FinCEN issues alert on virtual currency ‘pig butchering’ investment scams

Move is meant to bring attention to a prominent virtual currency investment scam called “pig butchering”.

The Financial Crimes Enforcement Network (FinCEN) has issued an alert to highlight a prominent virtual currency investment scam known as “pig butchering”.  

FinCEN’s alert explains the scam’s methodology, plus provides behavioral, financial, and technical red flags to help financial institutions identify and report related suspicious activity. And it reminds financial institutions of their reporting requirements under the Bank Secrecy Act

Pig butchering scams are called such because scammers “fatten up” their victims by cultivating a positive relationship before making their move, a practice likened to fattening a hog before it is killed. Scammers refer to victims as “pigs”.

Virtual currency investment

In these cases, victims invest in supposedly legitimate virtual currency investment opportunities before they are conned out of their money. The fraudsters may leverage fictitious identities, often under the guise of having a potential romantic or friendly relationship, and they create elaborate storylines to draw the victim into believing they are in trusted partnerships. Then they defraud the victims of their assets, which is the “butchering”.  

When a victim’s pace of investment slows or stops, the scammer will use even more aggressive tactics to extract any final payments. The scammer may present the victim with supposed losses on the investment and encourage them to make up the difference through additional deposits. If the victim attempts to withdraw their investment, the scammer may demand that the victim pay purported taxes or early withdrawal fees.

These scams have been largely perpetrated by criminal enterprises based in Southeast Asia, FinCEN says, where it is most pernicious, sometimes using the victims of labor trafficking to conduct outreach to millions of unsuspecting individuals around the world.  

FinCEN asks firms to include relevant technical indicators related to the transactions; phone logs, emails, texting, social media posts, and a list of the apps used.

Behavioral red flags

FinCEN outlines several financial and technical red flags businesses should use to protect their customers and themselves from these schemes and ensure their networks and data are not compromised or otherwise used in furtherance of the scams.

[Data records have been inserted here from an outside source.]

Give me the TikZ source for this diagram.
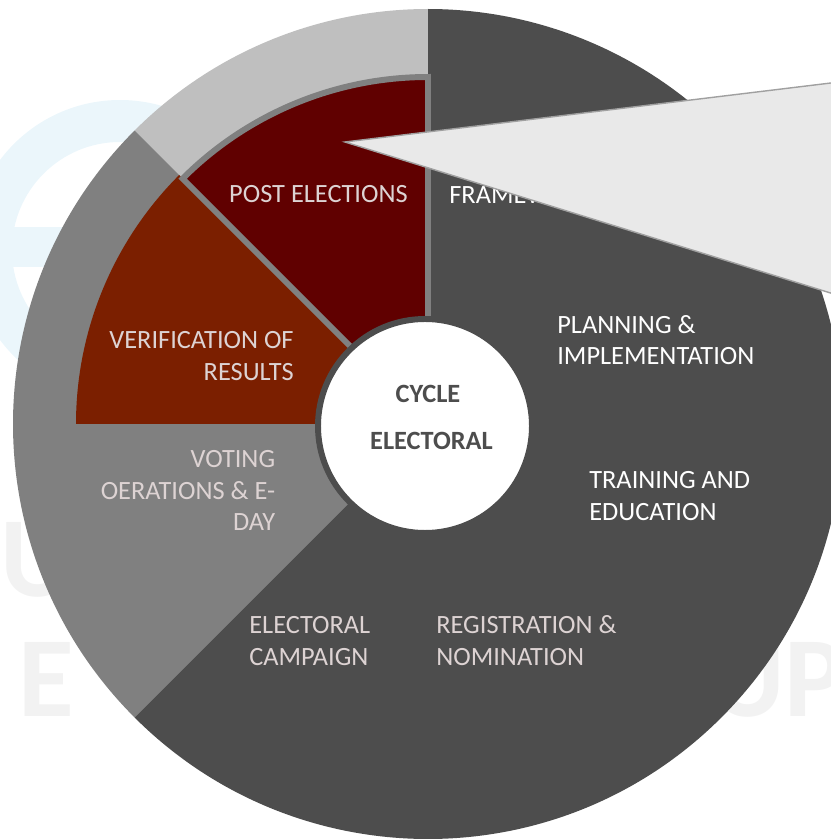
\documentclass[tikz,border=0pt]{standalone}
\usepackage{fontspec}
\setmainfont{Carlito}
\usepackage{xcolor}
\usepackage{tikz}

\definecolor{lightring}{HTML}{BFBFBF}
\definecolor{midring}{HTML}{808080}
\definecolor{darkring}{HTML}{4D4D4D}
\definecolor{postred}{HTML}{600000}
\definecolor{verifred}{HTML}{7B1F00}
\definecolor{labelpale}{HTML}{DDD3D3}
\definecolor{hubtext}{HTML}{4D4D4D}
\definecolor{calloutgray}{HTML}{E9E9E9}
\definecolor{calloutedge}{HTML}{A0A0A0}
\definecolor{wmgray}{HTML}{F2F2F2}
\definecolor{logoblue}{HTML}{EBF6FB}

\begin{document}
\begin{tikzpicture}[x=0.02cm, y=0.02cm]

		\tikzset{
			seglabel/.style={inner sep=0pt, font=\fontsize{15}{18}\selectfont, text=labelpale},
			seglight/.style={seglabel, text=white},
			hublabel/.style={inner sep=0pt, font=\fontsize{15}{18}\selectfont\bfseries, text=hubtext},
			wmletter/.style={inner sep=0pt, font=\fontsize{65}{70}\selectfont\bfseries, text=wmgray},
		}

		\useasboundingbox (0,0) rectangle (831,840);
		\clip (0,0) rectangle (831,840);

		% faint logo behind the chart
		\fill [logoblue, even odd rule] (120,590) circle [radius=150] (120,590) circle [radius=108];
		\fill [logoblue] (0,573) rectangle (230,613);
		\node [wmletter, anchor=base west] (wmu) at (0,243) {U};
		\node [wmletter, anchor=base west] (wme) at (18,123) {E};
		\node [wmletter, anchor=base west] (wmup) at (710,123) {UP};

		\begin{scope}[shift={(428,416)}]
		% outer ring
		\fill [lightring] (0,0) -- (90:415) arc [start angle=90, end angle=135, radius=415] -- cycle;
		\fill [midring] (0,0) -- (135:415) arc [start angle=135, end angle=225, radius=415] -- cycle;
		\fill [darkring] (0,0) -- (225:415) arc [start angle=225, end angle=450, radius=415] -- cycle;

		% red sectors
		\fill [verifred] (0,0) -- (135:352) arc [start angle=135, end angle=180, radius=352] -- cycle;
		\filldraw [fill=postred, draw=midring, line width=3.4pt] (0,0) -- (90:347) arc [start angle=90, end angle=135, radius=347] -- cycle;

		% hub
		\filldraw [fill=white, draw=darkring, line width=3.4pt] (-3,-2) circle [radius=107];
		\end{scope}

		\node [hublabel, anchor=base] (cycle) at (428,437.5) {CYCLE};
		\node [hublabel, anchor=base] (electoral) at (431.5,390.5) {ELECTORAL};

		\node [seglabel, anchor=base] (post) at (318.5,637.5) {POST ELECTIONS};
		\node [seglight, anchor=base west] (frame) at (449,636.5) {FRAMEWORK};

		\node [seglight, anchor=base west] (plan1) at (557,506.5) {PLANNING \&};
		\node [seglight, anchor=base west] (plan2) at (557,475.5) {IMPLEMENTATION};

		\node [seglight, anchor=base west] (train1) at (589,351.5) {TRAINING AND};
		\node [seglight, anchor=base west] (train2) at (589,319.5) {EDUCATION};

		\node [seglabel, anchor=base west] (regist1) at (436,206.5) {REGISTRATION \&};
		\node [seglabel, anchor=base west] (regist2) at (436,174.5) {NOMINATION};

		\node [seglabel, anchor=base west] (campaign1) at (249,206.5) {ELECTORAL};
		\node [seglabel, anchor=base west] (campaign2) at (249,174.5) {CAMPAIGN};

		\node [seglabel, anchor=base east] (voting1) at (275.5,372.5) {VOTING};
		\node [seglabel, anchor=base east] (voting2) at (275.5,340.5) {OERATIONS \& E-};
		\node [seglabel, anchor=base east] (voting3) at (275.5,309.5) {DAY};

		\node [seglabel, anchor=base east] (verif1) at (294,491.5) {VERIFICATION OF};
		\node [seglabel, anchor=base east] (verif2) at (294,459.5) {RESULTS};

		% callout pointing at the post elections sector
		\coordinate (tip) at (345,698);
		\filldraw [fill=calloutgray, draw=calloutedge, line width=0.8pt] (tip) -- (900,765.4) -- (900,525.4) -- cycle;

\end{tikzpicture}
\end{document}
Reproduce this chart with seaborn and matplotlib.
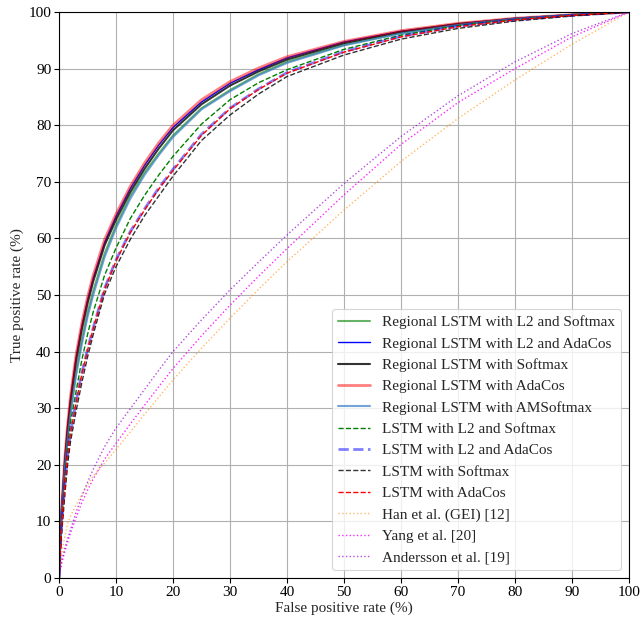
import numpy as np
import pandas as pd
import matplotlib
matplotlib.use("Agg")
import matplotlib.pyplot as plt
import seaborn as sns

# False positive rate grid (%) shared by every curve
fpr = [0, 0.25, 0.5, 1, 1.5, 2, 3, 4, 5, 6, 8, 10, 12.5, 15, 17.5, 20,
       25, 30, 35, 40, 50, 60, 70, 80, 90, 100]

# True positive rate (%) of each method at the grid above
tpr_reg_l2_softmax = [0, 7, 12, 19.5, 25, 29.5, 36.5, 42, 46.8, 50.7, 57.3, 62.3, 67.5, 71.6, 75, 78.2,
                      83, 86.2, 89, 91.2, 94.2, 96.3, 97.8, 98.8, 99.5, 100]
tpr_reg_l2_adacos = [0, 7.8, 12.7, 20.6, 26.6, 31.5, 39, 44.5, 49.1, 53, 59.3, 63.9, 68.8, 72.9, 76.5, 79.6,
                     84.1, 87.4, 89.8, 91.9, 94.7, 96.6, 97.9, 98.9, 99.5, 100]
tpr_reg_softmax = [0, 7.5, 12.4, 20.2, 26.2, 31, 38.4, 43.9, 48.5, 52.4, 58.8, 63.3, 68.2, 72.3, 75.9, 79.1,
                   83.7, 87.0, 89.5, 91.6, 94.5, 96.5, 97.9, 98.8, 99.5, 100]
tpr_reg_adacos = [0, 8, 13, 21, 27, 32, 39.5, 45, 49.6, 53.5, 59.8, 64.3, 69.2, 73.3, 76.9, 80.0,
                  84.5, 87.7, 90.1, 92.1, 94.8, 96.7, 98.0, 98.9, 99.5, 100]
tpr_reg_amsoftmax = [0, 7.2, 11.8, 19, 24.4, 28.8, 35.8, 41.3, 46.1, 50, 56.7, 61.8, 67, 71.2, 74.7, 77.9,
                     82.8, 86.0, 88.8, 91.0, 94.1, 96.2, 97.7, 98.8, 99.5, 100]
tpr_lstm_l2_softmax = [0, 6, 10.5, 17.5, 23, 27.5, 33, 38.5, 43, 47, 53.5, 58.3, 63.5, 67.6, 71.2, 74.5,
                       80.2, 84.5, 87.5, 89.8, 93.4, 95.9, 97.6, 98.7, 99.4, 100]
tpr_lstm_l2_adacos = [0, 5.6, 9.7, 16.2, 21.7, 25.7, 31.2, 36.2, 40.4, 44.2, 51.2, 56.2, 61.2, 65.2, 68.9, 72.2,
                      78.4, 83.0, 86.4, 89.3, 93.0, 95.7, 97.5, 98.6, 99.4, 100]
tpr_lstm_softmax = [0, 5, 8.5, 14.5, 20, 24, 29.5, 34.5, 39, 43, 50.2, 55, 59.8, 64, 67.5, 71,
                    77.3, 81.8, 85.5, 88.6, 92.4, 95.2, 97.1, 98.4, 99.3, 100]
tpr_lstm_adacos = [0, 5.5, 9.5, 16, 21.5, 25.5, 31, 36, 40.2, 44, 51, 56, 61, 65, 68.7, 72,
                   78.2, 82.9, 86.3, 89.2, 92.9, 95.6, 97.4, 98.6, 99.4, 100]
tpr_han_gei = [0, 2.6, 4.4, 7.2, 9.6, 10.9, 12.9, 14.8, 16.5, 18.0, 20.3, 22.7, 25.8, 28.9, 31.95, 35.0,
               40.6, 45.9, 51.0, 55.9, 65.0, 73.6, 81.2, 88.0, 94.3, 100]
tpr_yang = [0, 1.5, 2.7, 4.6, 6.3, 7.9, 10.7, 13.3, 15.5, 17.5, 21.0, 23.8, 27.2, 30.5, 33.8, 37.0,
            42.8, 48.2, 53.3, 58.2, 67.7, 76.6, 84.0, 90.0, 95.6, 100]
tpr_andersson = [0, 1.8, 3.2, 5.2, 6.9, 8.5, 11.6, 14.4, 16.9, 19.2, 23.2, 26.5, 29.9, 33.3, 36.7, 40.0,
                 45.6, 50.9, 55.8, 60.6, 69.7, 78.0, 85.2, 91.2, 96.2, 100]

labels = [
    "Regional LSTM with L2 and Softmax",
    "Regional LSTM with L2 and AdaCos",
    "Regional LSTM with Softmax",
    "Regional LSTM with AdaCos",
    "Regional LSTM with AMSoftmax",
    "LSTM with L2 and Softmax",
    "LSTM with L2 and AdaCos",
    "LSTM with Softmax",
    "LSTM with AdaCos",
    "Han et al. (GEI) [12]",
    "Yang et al. [20]",
    "Andersson et al. [19]",
]
series = [tpr_reg_l2_softmax, tpr_reg_l2_adacos, tpr_reg_softmax, tpr_reg_adacos,
          tpr_reg_amsoftmax, tpr_lstm_l2_softmax, tpr_lstm_l2_adacos, tpr_lstm_softmax,
          tpr_lstm_adacos, tpr_han_gei, tpr_yang, tpr_andersson]

# line appearance per curve: colour, alpha, width, dash style
styles = [
    dict(color="green", alpha=0.6, linewidth=1.5, linestyle="-"),
    dict(color="blue", alpha=1.0, linewidth=1.0, linestyle="-"),
    dict(color="black", alpha=0.8, linewidth=1.5, linestyle="-"),
    dict(color="red", alpha=0.5, linewidth=2.0, linestyle="-"),
    dict(color="#3a7fc8", alpha=0.7, linewidth=1.5, linestyle="-"),
    dict(color="green", alpha=1.0, linewidth=1.0, linestyle="--"),
    dict(color="blue", alpha=0.5, linewidth=2.0, linestyle="--"),
    dict(color="black", alpha=0.8, linewidth=1.0, linestyle="--"),
    dict(color="red", alpha=1.0, linewidth=1.0, linestyle="--"),
    dict(color="darkorange", alpha=0.6, linewidth=1.0, linestyle=":"),
    dict(color="magenta", alpha=0.85, linewidth=1.0, linestyle=":"),
    dict(color="darkviolet", alpha=0.7, linewidth=1.0, linestyle=":"),
]

sns.set_theme(style="whitegrid")
plt.rcParams["font.family"] = ["Liberation Serif", "DejaVu Serif"]
plt.rcParams["font.size"] = 11

fig = plt.figure(figsize=(6.41, 6.2), dpi=100)
ax = fig.add_axes([59 / 641, 42 / 620, 570 / 641, 566 / 620])

for lab, tpr, st in zip(labels, series, styles):
    df = pd.DataFrame({"fpr": fpr, "tpr": tpr})
    sns.lineplot(data=df, x="fpr", y="tpr", ax=ax, label=lab, **st)

ax.set_xlim(0, 100)
ax.set_ylim(0, 100)
ax.set_xticks(np.arange(0, 101, 10))
ax.set_yticks(np.arange(0, 101, 10))
ax.set_xlabel("False positive rate (%)", fontsize=11, labelpad=2)
ax.set_ylabel("True positive rate (%)", fontsize=11, labelpad=3)
ax.tick_params(axis="both", labelsize=11, colors="black", length=3.5, width=0.8,
               direction="out", bottom=True, left=True, pad=2)
ax.grid(True, color="#b0b0b0", linewidth=0.8)
for sp in ax.spines.values():
    sp.set_color("black")
    sp.set_linewidth(0.8)

leg = ax.legend(loc="lower right", fontsize=11, frameon=True, framealpha=0.8,
                edgecolor="#cccccc", fancybox=True, handlelength=2.1,
                labelspacing=0.5)
leg.get_frame().set_linewidth(0.8)

fig.savefig("out.png", dpi=100)
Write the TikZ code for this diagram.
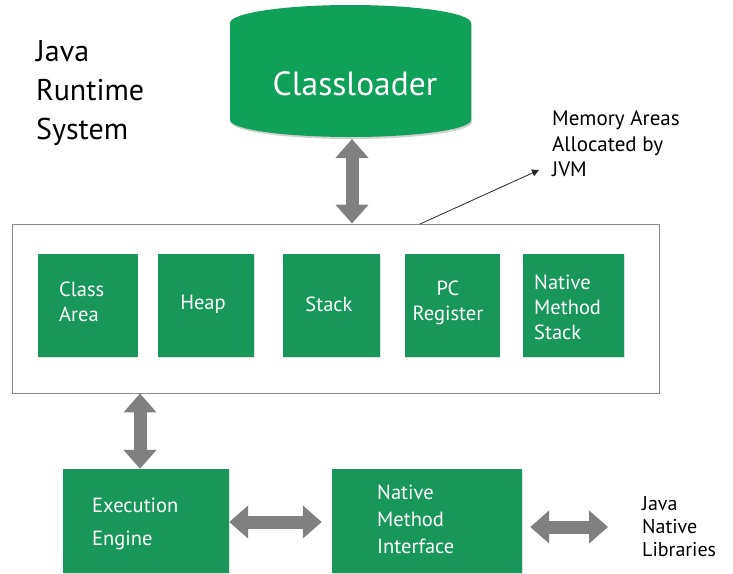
\documentclass[tikz,border=0pt]{standalone}
\usepackage{fontspec}
\setmainfont{PT Sans}
\usetikzlibrary{arrows.meta,shadows}
\definecolor{clgreen}{HTML}{0FA05A}
\definecolor{bxgreen}{HTML}{17985A}
\definecolor{arrgray}{HTML}{808080}
\definecolor{framegray}{HTML}{8A8A8A}
\begin{document}
\begin{tikzpicture}[x=1pt,y=-1pt,
  greenbox/.style={fill=bxgreen, inner sep=0pt, drop shadow={shadow xshift=0.6pt, shadow yshift=-1.2pt, opacity=0.25}},
  boxtext/.style={text=white, align=left, inner sep=0pt, font=\fontsize{20.5}{25}\selectfont},
  plaintext/.style={text=black, align=left, inner sep=0pt},
  bigarrow/.style={draw=arrgray, line width=13pt, {Triangle[length=19pt,width=32pt]}-{Triangle[length=19pt,width=32pt]}},
  thinarrow/.style={draw=black!85, line width=0.8pt, -{Triangle[length=7pt,width=7pt]}}
]
\useasboundingbox (0,0) rectangle (733,573);
\fill[white] (0,0) rectangle (733,573);

% title
\node[plaintext, anchor=west, font=\fontsize{30}{39}\selectfont] (title) at (36,93) {Java\\Runtime\\System};

% classloader
\fill[black, opacity=0.18] (231,122) arc[start angle=180,end angle=360,x radius=120.5pt,y radius=17pt] -- (472,25) arc[start angle=0,end angle=180,x radius=120.5pt,y radius=18pt] -- cycle;
\fill[clgreen] (230,120) arc[start angle=180,end angle=360,x radius=120.5pt,y radius=17pt] -- (471,23) arc[start angle=0,end angle=180,x radius=120.5pt,y radius=18pt] -- cycle;
\node[text=white, inner sep=0pt, font=\fontsize{33.5}{38}\selectfont] (cl) at (355,84) {Classloader};
\coordinate (clb) at (352,139);

% memory container
\node[draw=framegray, line width=0.9pt, minimum width=647pt, minimum height=169pt, inner sep=0pt] (mem) at (336,308.5) {};

% memory boxes
\node[greenbox, minimum width=100pt, minimum height=103pt] (ca) at (87.5,305.5) {};
\node[greenbox, minimum width=96pt, minimum height=103pt] (hp) at (206,305.5) {};
\node[greenbox, minimum width=97pt, minimum height=103pt] (st) at (331.5,305.5) {};
\node[greenbox, minimum width=95pt, minimum height=103pt] (pc) at (452,305.5) {};
\node[greenbox, minimum width=101pt, minimum height=103pt] (nm) at (573.5,305.5) {};

\node[boxtext, anchor=west] (catx) at (59,302) {Class\\Area};
\node[boxtext] (hptx) at (203,304) {Heap};
\node[boxtext] (sttx) at (329,304) {Stack};
\node[boxtext, align=center] (pctx) at (448,303) {PC\\Register};
\node[boxtext, anchor=west] (nmtx) at (534,307) {Native\\Method\\Stack};

% memory label
\node[plaintext, anchor=west, font=\fontsize{21}{25.5}\selectfont] (memlbl) at (552,144) {Memory Areas\\Allocated by\\JVM};
\coordinate (annS) at (420,224);
\coordinate (annE) at (539,170);
\draw[thinarrow] (annS) -- (annE);

% bottom boxes
\node[greenbox, minimum width=166pt, minimum height=104pt] (ee) at (146,521) {};
\node[greenbox, minimum width=190pt, minimum height=104pt] (nmi) at (427,521) {};
\node[boxtext, anchor=west, font=\fontsize{20.5}{33}\selectfont] (eetx) at (92,524) {Execution\\Engine};
\node[boxtext, anchor=west, font=\fontsize{20.5}{27}\selectfont] (nmitx) at (377,519) {Native\\Method\\Interface};
\node[plaintext, anchor=west, font=\fontsize{20}{23}\selectfont] (jnl) at (642,527) {Java\\Native\\Libraries};

% arrows
\draw[bigarrow] (clb) -- (clb |- mem.north);
\draw[bigarrow] (mem.south -| 140,0) -- (ee.north -| 140,0);
\draw[bigarrow, shorten >=10pt] (ee.east |- 0,522) -- (nmi.west |- 0,522);
\draw[bigarrow, shorten <=8pt, shorten >=34pt] (nmi.east |- 0,527) -- (jnl.west |- 0,527);
\end{tikzpicture}
\end{document}
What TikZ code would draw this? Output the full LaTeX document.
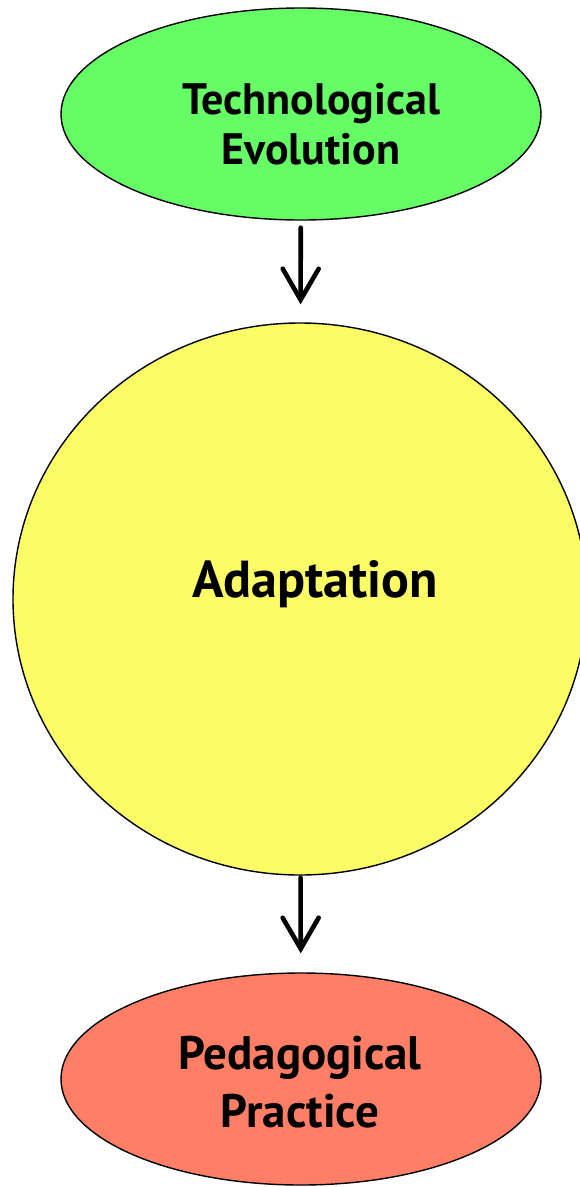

The behavioral red flags include seeing a customer suddenly using or exchanging virtual currency, especially to exchange a high amount of fiat currency from an existing or newly opened bank account, and appearing anxious to access funds to meet a timeline for a virtual currency investment opportunity.

BSA obligations

A financial institution is required to file a suspicious activity report if it knows, suspects, or has reason to suspect a transaction conducted or attempted by, at, or through the financial institution involves funds derived from illegal activity; is intended or conducted to disguise funds derived from illegal activity; is designed to evade regulations promulgated under the Bank Secrecy Act; lacks a business or apparent lawful purpose; or involves the use of the financial institution to facilitate criminal activity, including pig butchering.

FinCEN outlines its filing instructions when a business is filing a SAR in connection with these types of schemes, asking firms to include any relevant technical indicators associated with the transactions, namely the communications associated with the scam – phone logs, emails, texting, social media posts, and all the apps used, among other details.

Any data or information that helps identify the activity as suspicious can be included as an indicator, FinCEN says.

The agency also reminds businesses it encourages them to share information relevant to pig butchering with one another – and it reminds entities the sharing is covered under a safe harbor offered under the USA PATRIOT Act.